It’s a little bit funny…
…how there are “real” people from my life who read this blog. I mean, I always intended for this to remain kind of an anonymous get-away from the realities in my life, but I realize that isn’t always going to be the case. There aren’t many people IRL who know of this blog, but there are some. In fact, one of them bumped into me at the grocery store on Friday night and asked how I was doing because he was concerned. It was a bit weird because I had to accept the fact that the blog is “out there” for people to read…so it’s something I need to expect to hear from time to time.
…how much the written word can be taken to heart. I sometimes take for granted the power of my typed-out voice and how, even if I may say something in passing, people take it to mean something much more. While I was in a very “down” mental state last week when I wrote this post, I didn’t realize just how much those words would concern people about me and my welfare. Please know that I’m fine…I was just REALLY depressed to have let Sunshine down in something that was so important to her.
…how little I knew of myself until the past five years or so. I mean, I think I was like most guys…just sputtering through life living it the only way I knew how. It took the failure of my marriage and the unhappiness in my workplace to really help me take a look at myself and find out not only what was wrong, but how to fix it.
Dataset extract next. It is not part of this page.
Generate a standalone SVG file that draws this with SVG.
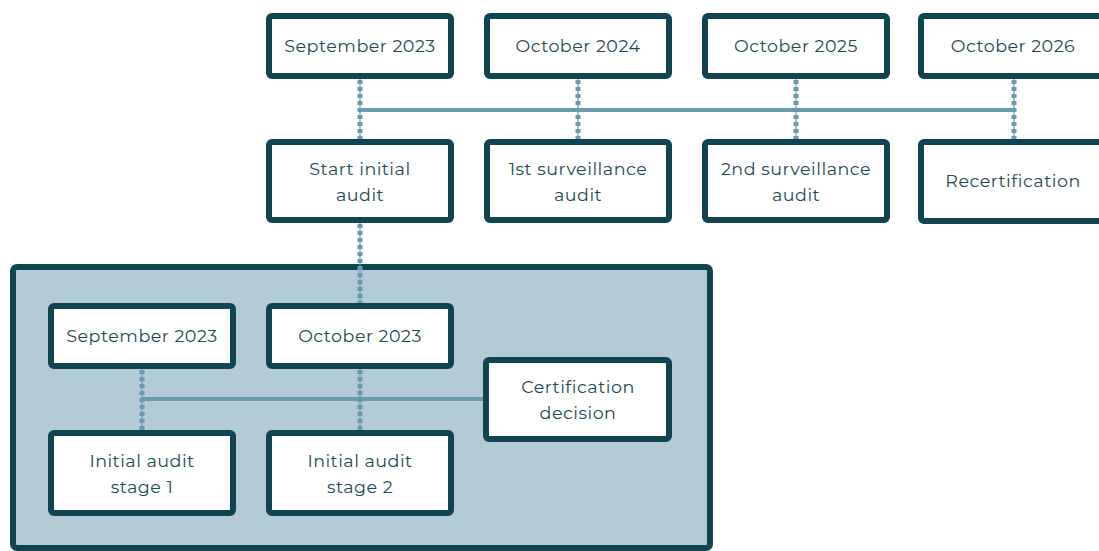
<svg xmlns="http://www.w3.org/2000/svg" width="1099" height="551" viewBox="0 0 1099 551">
<style>
.box{fill:#ffffff;stroke:#0f4450;stroke-width:6}
.cont{fill:#b3cbd6;stroke:#0f4450;stroke-width:6}
.t{font-family:"Montserrat","Open Sans","Noto Sans",sans-serif;font-size:17.5px;letter-spacing:0.5px;fill:#1e4a54;text-anchor:middle}
.dotA{stroke:#6a9aab;stroke-width:1.2;fill:none}
.dotB{stroke:#6a9aab;stroke-width:5;stroke-dasharray:4 3;fill:none}
.hl{stroke:#6a9aab;stroke-width:4;fill:none}
</style>
<rect width="1099" height="551" fill="#ffffff"/>
<g id="container">
<rect class="cont" x="13" y="267" width="697" height="281" rx="4"/>
</g>
<g id="connectors">
<line class="hl" x1="360" y1="110" x2="1014" y2="110"/>
<line class="hl" x1="142" y1="399" x2="485" y2="399"/>
<g>
<line class="dotA" x1="360" y1="78" x2="360" y2="141"/>
<line class="dotB" x1="360" y1="80" x2="360" y2="141"/>
<line class="dotA" x1="578" y1="78" x2="578" y2="141"/>
<line class="dotB" x1="578" y1="80" x2="578" y2="141"/>
<line class="dotA" x1="796" y1="78" x2="796" y2="141"/>
<line class="dotB" x1="796" y1="80" x2="796" y2="141"/>
<line class="dotA" x1="1014" y1="78" x2="1014" y2="141"/>
<line class="dotB" x1="1014" y1="80" x2="1014" y2="141"/>
<line class="dotA" x1="360" y1="222" x2="360" y2="305"/>
<line class="dotB" x1="360" y1="224" x2="360" y2="305"/>
<line class="dotA" x1="360" y1="368" x2="360" y2="432"/>
<line class="dotB" x1="360" y1="370" x2="360" y2="432"/>
<line class="dotA" x1="142" y1="368" x2="142" y2="432"/>
<line class="dotB" x1="142" y1="370" x2="142" y2="432"/>
</g>
</g>
<g id="n-sep2023">
<rect class="box" x="269" y="16" width="182" height="60" rx="3"/>
<text class="t" x="360" y="52">September 2023</text>
</g>
<g id="n-oct2024">
<rect class="box" x="487" y="16" width="182" height="60" rx="3"/>
<text class="t" x="578" y="52">October 2024</text>
</g>
<g id="n-oct2025">
<rect class="box" x="705" y="16" width="182" height="60" rx="3"/>
<text class="t" x="796" y="52">October 2025</text>
</g>
<g id="n-oct2026">
<rect class="box" x="921" y="16" width="190" height="60" rx="3"/>
<text class="t" x="1013" y="52">October 2026</text>
</g>
<g id="n-start">
<rect class="box" x="269" y="142" width="182" height="78" rx="3"/>
<text class="t" x="360" y="175">Start initial</text>
<text class="t" x="360" y="201">audit</text>
</g>
<g id="n-surv1">
<rect class="box" x="487" y="142" width="182" height="78" rx="3"/>
<text class="t" x="578" y="175">1st surveillance</text>
<text class="t" x="578" y="201">audit</text>
</g>
<g id="n-surv2">
<rect class="box" x="705" y="142" width="182" height="78" rx="3"/>
<text class="t" x="796" y="175">2nd surveillance</text>
<text class="t" x="796" y="201">audit</text>
</g>
<g id="n-recert">
<rect class="box" x="921" y="142" width="190" height="79" rx="3"/>
<text class="t" x="1013" y="187">Recertification</text>
</g>
<g id="n-sep2023b">
<rect class="box" x="51" y="306" width="182" height="60" rx="3"/>
<text class="t" x="142" y="342">September 2023</text>
</g>
<g id="n-oct2023">
<rect class="box" x="269" y="306" width="182" height="60" rx="3"/>
<text class="t" x="360" y="342">October 2023</text>
</g>
<g id="n-certdec">
<rect class="box" x="486" y="360" width="183" height="79" rx="3"/>
<text class="t" x="578" y="393">Certification</text>
<text class="t" x="578" y="419">decision</text>
</g>
<g id="n-stage1">
<rect class="box" x="51" y="433" width="182" height="80" rx="3"/>
<text class="t" x="142" y="467">Initial audit</text>
<text class="t" x="142" y="493">stage 1</text>
</g>
<g id="n-stage2">
<rect class="box" x="269" y="433" width="182" height="80" rx="3"/>
<text class="t" x="360" y="467">Initial audit</text>
<text class="t" x="360" y="493">stage 2</text>
</g>
</svg>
Last week opened up some old wounds that I thought had been closed, and those are issues that I’ll have to work through in the coming weeks (nothing serious…just the same self-loathing and self-sabotage issues I’ve always been dealing with).
…how much a hornet sting hurts, especially if it’s on the back of the neck. While at the zoo with my son on Saturday, hornets were out in full effect. Apparently one of them didn’t like how I tried to move AWAY from it and decided to sting me. Little bugger. Those things are really aggressive right now (I saw somebody else get stung, too). What the heck?
…how I’ve become the only one in my family, apparently, with the ability to converse without getting into a huge fight. I had to endure a bit of drama yesterday between my little brother and my dad (the reason to be discussed later this week). I ended up talking to each guy individually and smoothed over what was a VERY intense situation…to the point that there were tears and hugs between the two of them only a short time later. Man…I’m a frickin’ Dr. Drew!!
…this feeling inside. I’m not one of those who can easily hide. I don’t have much money but boy if I did I’d buy a big house where we both could live.